═════ Material provided ═════

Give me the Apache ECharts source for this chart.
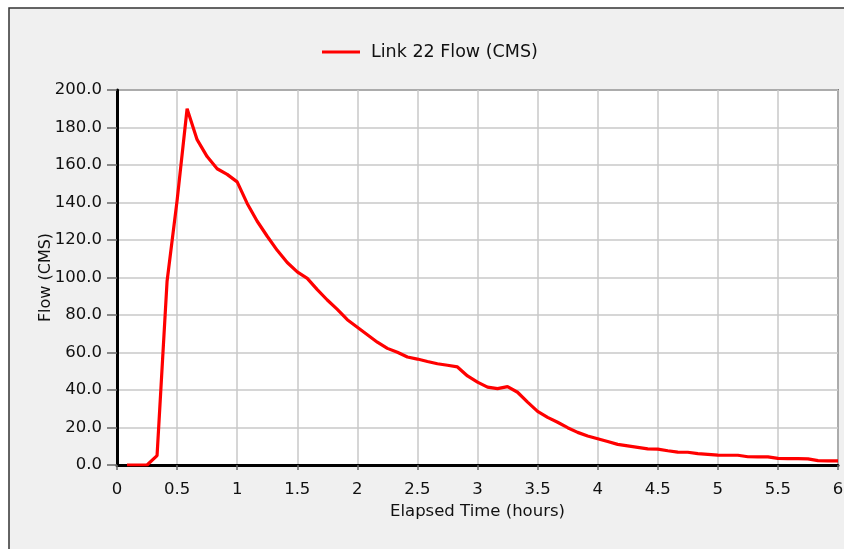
<!DOCTYPE html>
<html>
<head>
<meta charset="utf-8">
<style>
html,body{margin:0;padding:0;background:#ffffff;}
#chart{width:844px;height:549px;}
</style>
<script src="https://cdn.jsdelivr.net/npm/echarts@6/dist/echarts.min.js"></script>
</head>
<body>
<div id="chart"></div>
<script>
// Elapsed time in minutes (5-minute reporting steps)
var timeMinutes = [5,10,15,20,25,30,35,40,45,50,55,60,
  65,70,75,80,85,90,95,100,105,110,115,120,
  125,130,135,140,145,150,155,160,165,170,175,180,
  185,190,195,200,205,210,215,220,225,230,235,240,
  245,250,255,260,265,270,275,280,285,290,295,300,
  305,310,315,320,325,330,335,340,345,350,355,360];
// Link 22 flow (CMS)
var flowValues = [0,0,0,5.0,98,141,190,173.5,164.5,158,155,151,
  139.5,130,122,114.5,108,103,99.5,93.5,88,83,77.5,73.5,
  69.5,65.5,62.2,60.1,57.6,56.5,55.2,54,53.2,52.3,47.5,44.2,
  41.5,40.7,41.8,38.8,33.5,28.6,25.4,22.8,19.9,17.4,15.5,14,
  12.5,11,10.2,9.4,8.6,8.5,7.6,6.9,6.8,6.1,5.7,5.3,
  5.2,5.2,4.4,4.3,4.3,3.5,3.4,3.4,3.3,2.3,2.2,2.2];
var seriesName = 'Link 22 Flow (CMS)';
var xAxisName = 'Elapsed Time (hours)';
var yAxisName = 'Flow (CMS)';

var seriesData = timeMinutes.map(function(t, i){ return [t / 60, flowValues[i]]; });
var FONT = 'DejaVu Sans';

var chart = echarts.init(document.getElementById('chart'), null, {renderer:'canvas'});
chart.setOption({
  backgroundColor: '#ffffff',
  animation: false,
  graphic: [{
    type: 'rect', z: -100, silent: true,
    shape: {x: 9, y: 8, width: 900, height: 600},
    style: {fill: '#f0f0f0', stroke: '#333333', lineWidth: 1.5}
  }],
  legend: {
    left: 322, top: 42, padding: 0,
    itemWidth: 38, itemHeight: 3, icon: 'rect',
    textStyle: {fontFamily: FONT, fontSize: 17.5, color: '#111', lineHeight: 20, padding: [0,0,0,6]},
    data: [{name: seriesName, itemStyle: {color: '#ff0000'}}]
  },
  grid: {
    left: 117, top: 90, right: 6, bottom: 84,
    show: true, backgroundColor: '#ffffff', borderColor: '#222222', borderWidth: 1.5,
    containLabel: false, outerBoundsMode: 'none'
  },
  xAxis: {
    type: 'value', min: 0, max: 6, interval: 0.5,
    name: xAxisName, nameLocation: 'middle', nameGap: 38, nameMoveOverlap: false,
    nameTextStyle: {fontFamily: FONT, fontSize: 16.5, color: '#111'},
    axisLine: {show: true, onZero: false, lineStyle: {color: '#000', width: 3}},
    axisTick: {show: true, length: 5, lineStyle: {color: '#666', width: 1.5}},
    axisLabel: {fontFamily: FONT, fontSize: 16.5, color: '#111', margin: 16, showMaxLabel: true, hideOverlap: false},
    splitLine: {show: true, lineStyle: {color: '#c8c8c8', width: 1.5}}
  },
  yAxis: {
    type: 'value', min: 0, max: 200, interval: 20,
    name: yAxisName, nameLocation: 'middle', nameGap: 63, nameMoveOverlap: false,
    nameTextStyle: {fontFamily: FONT, fontSize: 16, color: '#111'},
    axisLine: {show: true, lineStyle: {color: '#000', width: 3}},
    axisTick: {show: true, length: 10, lineStyle: {color: '#666', width: 1.5}},
    axisLabel: {fontFamily: FONT, fontSize: 16.5, color: '#111', margin: 15,
      formatter: function(v){ return v.toFixed(1); }},
    splitLine: {show: true, lineStyle: {color: '#c8c8c8', width: 1.5}}
  },
  series: [{
    name: seriesName, type: 'line', data: seriesData,
    showSymbol: false, symbol: 'none', smooth: false,
    lineStyle: {color: '#ff0000', width: 3.2},
    itemStyle: {color: '#ff0000'},
    z: 5
  }]
});
</script>
</body>
</html>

═════

Directive
Starting at the top of the listing above, please restate word for word each line up to and including the one that holds "var FONT = 'DejaVu Sans';", omitting every image.

Output of the task
Give me the Apache ECharts source for this chart.
<!DOCTYPE html>
<html>
<head>
<meta charset="utf-8">
<style>
html,body{margin:0;padding:0;background:#ffffff;}
#chart{width:844px;height:549px;}
</style>
<script src="https://cdn.jsdelivr.net/npm/echarts@6/dist/echarts.min.js"></script>
</head>
<body>
<div id="chart"></div>
<script>
// Elapsed time in minutes (5-minute reporting steps)
var timeMinutes = [5,10,15,20,25,30,35,40,45,50,55,60,
  65,70,75,80,85,90,95,100,105,110,115,120,
  125,130,135,140,145,150,155,160,165,170,175,180,
  185,190,195,200,205,210,215,220,225,230,235,240,
  245,250,255,260,265,270,275,280,285,290,295,300,
  305,310,315,320,325,330,335,340,345,350,355,360];
// Link 22 flow (CMS)
var flowValues = [0,0,0,5.0,98,141,190,173.5,164.5,158,155,151,
  139.5,130,122,114.5,108,103,99.5,93.5,88,83,77.5,73.5,
  69.5,65.5,62.2,60.1,57.6,56.5,55.2,54,53.2,52.3,47.5,44.2,
  41.5,40.7,41.8,38.8,33.5,28.6,25.4,22.8,19.9,17.4,15.5,14,
  12.5,11,10.2,9.4,8.6,8.5,7.6,6.9,6.8,6.1,5.7,5.3,
  5.2,5.2,4.4,4.3,4.3,3.5,3.4,3.4,3.3,2.3,2.2,2.2];
var seriesName = 'Link 22 Flow (CMS)';
var xAxisName = 'Elapsed Time (hours)';
var yAxisName = 'Flow (CMS)';

var seriesData = timeMinutes.map(function(t, i){ return [t / 60, flowValues[i]]; });
var FONT = 'DejaVu Sans';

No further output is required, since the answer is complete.